Exercise prompt:
Below is a listing to write out in full, exactly as given, without its pictures.

Data shown:
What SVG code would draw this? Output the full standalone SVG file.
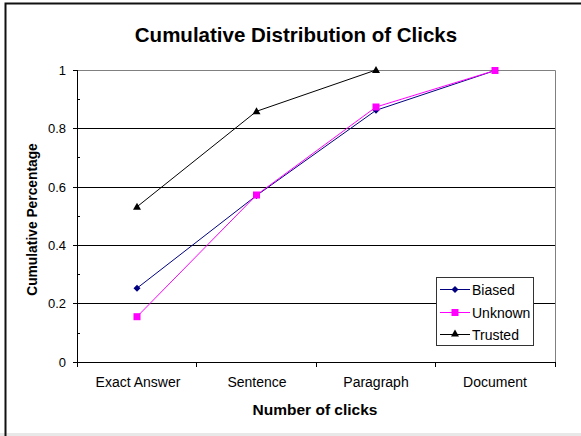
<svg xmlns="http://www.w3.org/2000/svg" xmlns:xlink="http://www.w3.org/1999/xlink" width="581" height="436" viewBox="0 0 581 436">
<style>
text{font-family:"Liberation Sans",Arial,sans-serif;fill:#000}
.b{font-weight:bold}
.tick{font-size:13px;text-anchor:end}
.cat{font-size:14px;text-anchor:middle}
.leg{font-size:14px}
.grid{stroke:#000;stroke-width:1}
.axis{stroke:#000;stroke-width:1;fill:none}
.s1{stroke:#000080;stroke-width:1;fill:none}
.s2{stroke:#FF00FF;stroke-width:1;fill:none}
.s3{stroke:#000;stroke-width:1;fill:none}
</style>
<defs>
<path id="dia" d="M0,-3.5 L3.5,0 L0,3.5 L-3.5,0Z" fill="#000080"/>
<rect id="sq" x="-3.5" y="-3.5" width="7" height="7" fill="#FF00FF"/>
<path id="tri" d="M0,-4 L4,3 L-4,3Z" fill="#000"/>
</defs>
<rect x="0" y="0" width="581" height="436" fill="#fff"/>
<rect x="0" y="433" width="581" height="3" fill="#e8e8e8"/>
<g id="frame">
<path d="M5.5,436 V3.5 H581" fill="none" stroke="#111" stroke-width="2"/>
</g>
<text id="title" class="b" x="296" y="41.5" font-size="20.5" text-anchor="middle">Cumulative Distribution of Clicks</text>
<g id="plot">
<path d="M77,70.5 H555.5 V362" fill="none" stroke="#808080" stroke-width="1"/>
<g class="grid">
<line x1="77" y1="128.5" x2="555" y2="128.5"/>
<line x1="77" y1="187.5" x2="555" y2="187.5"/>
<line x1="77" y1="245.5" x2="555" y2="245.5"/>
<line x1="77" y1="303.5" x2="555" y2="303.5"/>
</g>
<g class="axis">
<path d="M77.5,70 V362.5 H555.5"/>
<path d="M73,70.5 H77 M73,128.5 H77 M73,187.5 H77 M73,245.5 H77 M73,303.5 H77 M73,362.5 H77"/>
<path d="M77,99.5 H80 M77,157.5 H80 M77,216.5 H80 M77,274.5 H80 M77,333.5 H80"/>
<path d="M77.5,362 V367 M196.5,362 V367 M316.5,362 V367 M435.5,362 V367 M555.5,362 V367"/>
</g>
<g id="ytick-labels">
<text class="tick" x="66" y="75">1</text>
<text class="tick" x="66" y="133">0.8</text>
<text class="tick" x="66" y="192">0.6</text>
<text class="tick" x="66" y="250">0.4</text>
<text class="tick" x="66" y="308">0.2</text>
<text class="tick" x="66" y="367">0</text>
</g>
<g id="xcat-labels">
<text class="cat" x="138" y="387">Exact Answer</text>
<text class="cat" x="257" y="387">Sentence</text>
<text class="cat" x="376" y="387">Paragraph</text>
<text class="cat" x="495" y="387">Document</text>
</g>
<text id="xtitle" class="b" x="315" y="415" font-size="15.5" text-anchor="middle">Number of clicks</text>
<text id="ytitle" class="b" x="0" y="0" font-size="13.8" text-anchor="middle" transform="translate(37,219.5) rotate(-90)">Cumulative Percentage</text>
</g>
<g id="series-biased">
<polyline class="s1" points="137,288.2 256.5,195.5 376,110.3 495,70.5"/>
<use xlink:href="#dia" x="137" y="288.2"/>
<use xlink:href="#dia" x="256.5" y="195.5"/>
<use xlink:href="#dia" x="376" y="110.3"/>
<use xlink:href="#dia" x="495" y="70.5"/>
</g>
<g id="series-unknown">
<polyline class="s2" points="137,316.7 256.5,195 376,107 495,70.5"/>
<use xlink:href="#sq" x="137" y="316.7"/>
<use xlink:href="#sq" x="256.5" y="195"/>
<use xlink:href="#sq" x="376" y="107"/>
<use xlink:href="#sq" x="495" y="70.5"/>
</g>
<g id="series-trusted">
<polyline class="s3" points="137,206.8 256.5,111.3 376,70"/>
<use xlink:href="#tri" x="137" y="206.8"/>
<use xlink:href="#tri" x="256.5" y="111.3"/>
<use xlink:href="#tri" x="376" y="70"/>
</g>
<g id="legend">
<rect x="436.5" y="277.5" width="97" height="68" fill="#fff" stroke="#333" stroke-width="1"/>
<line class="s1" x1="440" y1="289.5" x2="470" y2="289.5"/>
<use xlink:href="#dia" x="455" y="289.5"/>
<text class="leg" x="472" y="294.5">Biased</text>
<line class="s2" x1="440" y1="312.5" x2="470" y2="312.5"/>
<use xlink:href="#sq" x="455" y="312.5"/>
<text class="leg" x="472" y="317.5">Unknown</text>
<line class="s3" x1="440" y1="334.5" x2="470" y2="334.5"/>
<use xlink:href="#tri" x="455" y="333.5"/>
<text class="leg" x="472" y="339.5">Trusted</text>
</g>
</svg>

The response:
What SVG code would draw this? Output the full standalone SVG file.
<svg xmlns="http://www.w3.org/2000/svg" xmlns:xlink="http://www.w3.org/1999/xlink" width="581" height="436" viewBox="0 0 581 436">
<style>
text{font-family:"Liberation Sans",Arial,sans-serif;fill:#000}
.b{font-weight:bold}
.tick{font-size:13px;text-anchor:end}
.cat{font-size:14px;text-anchor:middle}
.leg{font-size:14px}
.grid{stroke:#000;stroke-width:1}
.axis{stroke:#000;stroke-width:1;fill:none}
.s1{stroke:#000080;stroke-width:1;fill:none}
.s2{stroke:#FF00FF;stroke-width:1;fill:none}
.s3{stroke:#000;stroke-width:1;fill:none}
</style>
<defs>
<path id="dia" d="M0,-3.5 L3.5,0 L0,3.5 L-3.5,0Z" fill="#000080"/>
<rect id="sq" x="-3.5" y="-3.5" width="7" height="7" fill="#FF00FF"/>
<path id="tri" d="M0,-4 L4,3 L-4,3Z" fill="#000"/>
</defs>
<rect x="0" y="0" width="581" height="436" fill="#fff"/>
<rect x="0" y="433" width="581" height="3" fill="#e8e8e8"/>
<g id="frame">
<path d="M5.5,436 V3.5 H581" fill="none" stroke="#111" stroke-width="2"/>
</g>
<text id="title" class="b" x="296" y="41.5" font-size="20.5" text-anchor="middle">Cumulative Distribution of Clicks</text>
<g id="plot">
<path d="M77,70.5 H555.5 V362" fill="none" stroke="#808080" stroke-width="1"/>
<g class="grid">
<line x1="77" y1="128.5" x2="555" y2="128.5"/>
<line x1="77" y1="187.5" x2="555" y2="187.5"/>
<line x1="77" y1="245.5" x2="555" y2="245.5"/>
<line x1="77" y1="303.5" x2="555" y2="303.5"/>
</g>
<g class="axis">
<path d="M77.5,70 V362.5 H555.5"/>
<path d="M73,70.5 H77 M73,128.5 H77 M73,187.5 H77 M73,245.5 H77 M73,303.5 H77 M73,362.5 H77"/>
<path d="M77,99.5 H80 M77,157.5 H80 M77,216.5 H80 M77,274.5 H80 M77,333.5 H80"/>
<path d="M77.5,362 V367 M196.5,362 V367 M316.5,362 V367 M435.5,362 V367 M555.5,362 V367"/>
</g>
<g id="ytick-labels">
<text class="tick" x="66" y="75">1</text>
<text class="tick" x="66" y="133">0.8</text>
<text class="tick" x="66" y="192">0.6</text>
<text class="tick" x="66" y="250">0.4</text>
<text class="tick" x="66" y="308">0.2</text>
<text class="tick" x="66" y="367">0</text>
</g>
<g id="xcat-labels">
<text class="cat" x="138" y="387">Exact Answer</text>
<text class="cat" x="257" y="387">Sentence</text>
<text class="cat" x="376" y="387">Paragraph</text>
<text class="cat" x="495" y="387">Document</text>
</g>
<text id="xtitle" class="b" x="315" y="415" font-size="15.5" text-anchor="middle">Number of clicks</text>
<text id="ytitle" class="b" x="0" y="0" font-size="13.8" text-anchor="middle" transform="translate(37,219.5) rotate(-90)">Cumulative Percentage</text>
</g>
<g id="series-biased">
<polyline class="s1" points="137,288.2 256.5,195.5 376,110.3 495,70.5"/>
<use xlink:href="#dia" x="137" y="288.2"/>
<use xlink:href="#dia" x="256.5" y="195.5"/>
<use xlink:href="#dia" x="376" y="110.3"/>
<use xlink:href="#dia" x="495" y="70.5"/>
</g>
<g id="series-unknown">
<polyline class="s2" points="137,316.7 256.5,195 376,107 495,70.5"/>
<use xlink:href="#sq" x="137" y="316.7"/>
<use xlink:href="#sq" x="256.5" y="195"/>
<use xlink:href="#sq" x="376" y="107"/>
<use xlink:href="#sq" x="495" y="70.5"/>
</g>
<g id="series-trusted">
<polyline class="s3" points="137,206.8 256.5,111.3 376,70"/>
<use xlink:href="#tri" x="137" y="206.8"/>
<use xlink:href="#tri" x="256.5" y="111.3"/>
<use xlink:href="#tri" x="376" y="70"/>
</g>
<g id="legend">
<rect x="436.5" y="277.5" width="97" height="68" fill="#fff" stroke="#333" stroke-width="1"/>
<line class="s1" x1="440" y1="289.5" x2="470" y2="289.5"/>
<use xlink:href="#dia" x="455" y="289.5"/>
<text class="leg" x="472" y="294.5">Biased</text>
<line class="s2" x1="440" y1="312.5" x2="470" y2="312.5"/>
<use xlink:href="#sq" x="455" y="312.5"/>
<text class="leg" x="472" y="317.5">Unknown</text>
<line class="s3" x1="440" y1="334.5" x2="470" y2="334.5"/>
<use xlink:href="#tri" x="455" y="333.5"/>
<text class="leg" x="472" y="339.5">Trusted</text>
</g>
</svg>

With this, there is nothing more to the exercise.